Le roi dévot lave les pieds
En bonne protestante de son temps, elle craint les habiles manœuvres des catholiques jésuites – dont on rappelle qu’ils seront expulsés de Suisse en 1847 par un décret levé seulement en 1973. Elle n’aime rien tant que la nature, l’harmonie, le propre en ordre, mais elle donne de la grande ville protéiforme une description imagée, colorée, enchantée. Le désordre des mœurs choque particulièrement la bien-pensante,qui se récrie à l’évocation de turpitudes réelles ou fantasmées. Ses descriptions des rues marchandes, de la promenade mondaine, virevoltante et « inutile » de Longchamp ou encore de la cérémonie du Jeudi-Saint aux Tuileries, où le roi Charles X, confit en fausse dévotion, fait mine de laver les pieds de garçonnets figurant les apôtres, valent le détour, entre lucidité fulgurante et commérages empreints de physiognomonie. Toujours ambivalente, elle ne manque pas de préciser qu’il ne faut pas juger « en physionomiste » les personnages illustres qu’elle observe.
Écrire pour partager
Dans son introduction, le professeur Dave Lüthi apporte quantité d’informations et de précisions sur Herminie Chavannes, son entourage helvétique – son père notamment – les lieux historiques visités ainsi que l’élaboration du « Journal d’un voyage à Paris en 1827 », sous-titre de cet ouvrage intitulé C’est bien dans la Babylone moderne que je me rends seule. Il a transcrit, annoté et commenté ce manuscrit avec l’aide de Louis-Philippe L’Hoste, en soulignant les qualités d’écriture de ce texte élaboré dans l’intention d’être lu. Sa publication aujourd’hui vient élargir le public d’Herminie Chavannes au-delà du cercle de ses « lecteurs-amis » qu’elle n’hésite jamais à embarquer, même quand elle estime la description impossible par un trop-plein de réel.
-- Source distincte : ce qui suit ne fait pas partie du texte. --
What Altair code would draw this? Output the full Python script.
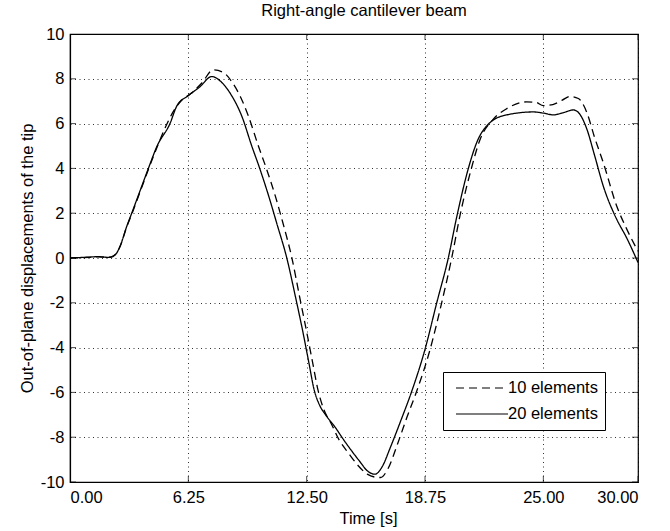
import altair as alt
import pandas as pd

# 10 elements (dashed)
t10 = [0.0, 1.0, 1.5, 2.0, 2.3, 2.64, 3.0, 3.26, 3.7, 4.14, 4.6, 5.1, 5.5, 5.85, 6.4, 6.95, 7.57, 8.1,
       8.6, 9.0, 9.42, 9.95, 10.39, 10.85, 11.25, 11.72, 12.12, 12.5, 12.8, 13.1, 13.4, 13.8, 14.2, 14.7,
       15.2, 15.7, 16.1, 16.4, 16.8, 17.3, 17.8, 18.31, 19.02, 19.63, 20.16, 20.6, 21.2, 21.64, 22.36,
       23.07, 24.12, 24.6, 25.0, 25.5, 26.0, 26.41, 26.85, 27.3, 27.7, 28.17, 28.88, 29.4, 30.0]
y10 = [0.0, 0.03, 0.05, 0.03, 0.1, 0.5, 1.4, 1.95, 2.95, 3.95, 4.95, 5.95, 6.6, 7.0, 7.35, 7.8, 8.4, 8.28,
       7.8, 7.2, 6.34, 5.0, 3.95, 2.75, 1.55, 0.0, -1.7, -3.3, -4.6, -5.9, -6.75, -7.4, -8.1, -8.7,
       -9.25, -9.65, -9.78, -9.8, -9.4, -8.3, -7.1, -5.95, -4.08, -2.0, 0.0, 1.9, 4.0, 5.25, 6.2,
       6.67, 6.97, 6.95, 6.8, 6.85, 7.05, 7.21, 7.12, 6.49, 5.4, 4.25, 2.31, 1.3, 0.3]

# 20 elements (solid)
t20 = [0.0, 1.0, 1.5, 2.0, 2.11, 2.4, 2.64, 3.0, 3.26, 3.7, 4.14, 4.6, 5.28, 5.65, 6.25, 6.87, 7.48,
       8.0, 8.5, 9.07, 9.6, 10.04, 10.5, 10.92, 11.45, 11.9, 12.3, 12.6, 12.9, 13.2, 13.5, 14.0,
       14.44, 15.0, 15.32, 15.7, 16.11, 16.5, 16.9, 17.5, 18.05, 18.75, 19.37, 19.98, 20.43, 21.04,
       21.48, 22.19, 23.07, 24.47, 25.0, 25.53, 26.1, 26.59, 26.9, 27.3, 27.7, 28.17, 28.88, 29.4, 30.0]
y20 = [0.0, 0.04, 0.06, 0.03, 0.03, 0.15, 0.52, 1.42, 2.0, 3.0, 4.0, 5.0, 6.0, 6.8, 7.25, 7.65, 8.1,
       7.85, 7.3, 6.34, 5.0, 3.95, 2.75, 1.55, 0.0, -1.7, -3.3, -4.6, -5.9, -6.6, -7.0, -7.55,
       -8.1, -8.75, -9.1, -9.5, -9.65, -9.3, -8.5, -7.2, -5.95, -4.08, -2.0, 0.0, 1.85, 4.0,
       5.15, 6.05, 6.39, 6.52, 6.47, 6.39, 6.5, 6.61, 6.45, 5.75, 4.6, 3.2, 1.72, 0.9, -0.2]

series_names = ["10 elements", "20 elements"]
x_ticks = [0, 6.25, 12.5, 18.75, 25, 30]
y_ticks = [-10, -8, -6, -4, -2, 0, 2, 4, 6, 8, 10]

df = pd.concat([
    pd.DataFrame({"t": t10, "y": y10, "series": series_names[0]}),
    pd.DataFrame({"t": t20, "y": y20, "series": series_names[1]}),
])
xt = pd.DataFrame({"t": x_ticks})
yt = pd.DataFrame({"y": y_ticks})

FONT = "Liberation Sans"
FS = 16.5
W, H = 568, 448

xscale = alt.Scale(domain=[0, 30], nice=False)
yscale = alt.Scale(domain=[-10, 10], nice=False)
xaxis = alt.Axis(values=x_ticks, format=".2f", title="Time [s]", ticks=False,
                 labelPadding=7, titlePadding=5, titleX=W / 2 + 14)
yaxis = alt.Axis(values=y_ticks, labelExpr="'' + datum.value",
                 title="Out-of-plane displacements of the tip",
                 ticks=False, labelPadding=6, titlePadding=5)

lines = alt.Chart(df).mark_line(strokeWidth=1.3, color="black", interpolate="monotone").encode(
    x=alt.X("t:Q", scale=xscale, axis=xaxis),
    y=alt.Y("y:Q", scale=yscale, axis=yaxis),
    strokeDash=alt.StrokeDash("series:N",
                              scale=alt.Scale(domain=series_names, range=[[8, 5], [1, 0]]),
                              legend=alt.Legend(title=None, orient="none", legendX=373, legendY=338,
                                                symbolType="M-3.25,0H3.25", symbolSize=256,
                                                symbolOffset=23, symbolFillColor="transparent",
                                                symbolStrokeWidth=1.2, symbolStrokeColor="black",
                                                labelFontSize=FS, labelFont=FONT, labelColor="black",
                                                labelOffset=17, padding=7, rowPadding=8,
                                                strokeColor="black", fillColor="white")),
)

tick_len = 12
xt_bottom = alt.Chart(xt).mark_tick(orient="vertical", size=tick_len, thickness=1, color="black", clip=True).encode(
    x=alt.X("t:Q", scale=xscale, axis=xaxis), y=alt.value(H))
xt_top = alt.Chart(xt).mark_tick(orient="vertical", size=tick_len, thickness=1, color="black", clip=True).encode(
    x=alt.X("t:Q", scale=xscale, axis=xaxis), y=alt.value(0))
yt_left = alt.Chart(yt).mark_tick(orient="horizontal", size=tick_len, thickness=1, color="black", clip=True).encode(
    y=alt.Y("y:Q", scale=yscale, axis=yaxis), x=alt.value(0))
yt_right = alt.Chart(yt).mark_tick(orient="horizontal", size=tick_len, thickness=1, color="black", clip=True).encode(
    y=alt.Y("y:Q", scale=yscale, axis=yaxis), x=alt.value(W))

chart = alt.layer(lines, xt_bottom, xt_top, yt_left, yt_right).properties(
    width=W, height=H,
    background="white",
    title=alt.TitleParams("Right-angle cantilever beam", fontSize=FS, font=FONT, fontWeight="normal",
                          color="black", offset=13, baseline="alphabetic", dx=10, dy=19),
    autosize=alt.AutoSizeParams(type="none"),
    padding={"left": 70, "top": 34, "right": 32, "bottom": 49},
).configure_view(stroke="black", strokeWidth=1.2).configure_axis(
    labelFont=FONT, labelFontSize=FS, labelColor="black",
    titleFont=FONT, titleFontSize=FS, titleFontWeight="normal", titleColor="black",
    domainColor="black", domainWidth=1.2,
    grid=True, gridColor="black", gridDash=[1, 3.5], gridOpacity=0.8, gridWidth=1,
)

chart.save("out.html", embed_options={"renderer": "svg", "actions": False})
C’est bien dans la Babylone moderne que je me rends seule, par Herminie Chavannes, Ethno-Doc, Éditions d’en bas, 2023.
Trois questions à Dave Lüthi
Comment ce manuscrit est-il parvenu jusqu’à vous ?
Par hasard, en fait. J’avais lu pour une autre étude le récit d’un voyage d’Herminie Chavannes réalisé à Berlin en 1833 (et publié en 1841). Aux Archives cantonales vaudoises, en faisant des recherches sur elle, je suis tombé sur ce manuscrit « parisien » oublié, petit carnet rouge dissimulé dans une enveloppe de papier non acide…
Quelles ont été vos premières impressions à la lecture de ce texte inconnu ?
D’une part, la vivacité de la langue et de l’esprit de l’autrice m’a plu ; elle donne un avis intéressant sur les choses qu’elle voit, elle décrit, raconte… c’est une bonne « tragédienne » du voyage, sans verser pour autant dans un pittoresque de pacotille. D’autre part, ce qu’elle décrit m’a intéressé : le patrimoine bâti, qui est mon terrain de recherche, est au centre de son récit. J’ai donc ressenti un double plaisir à la lire, ainsi qu’une immédiate curiosité.
Pourquoi ce titre emprunté à la deuxième ligne du texte d’Herminie, évoquant Paris comme une Babylone moderne ?
Herminie Chavannes le dit elle-même : c’est une provinciale (éclairée, ceci dit…) qui « monte » à Paris. Cette ville, comparée à Lausanne, est cosmopolite, certes, mais aussi entachée des vices du monde contemporain, du moins pour l’autrice. Une Babylone moderne donc, qui la confronte à ce statut de provinciale, mais peut-être aussi la conforte d’être bien à sa place, à Lausanne, avec son père, dans leur maison proche de la cathédrale.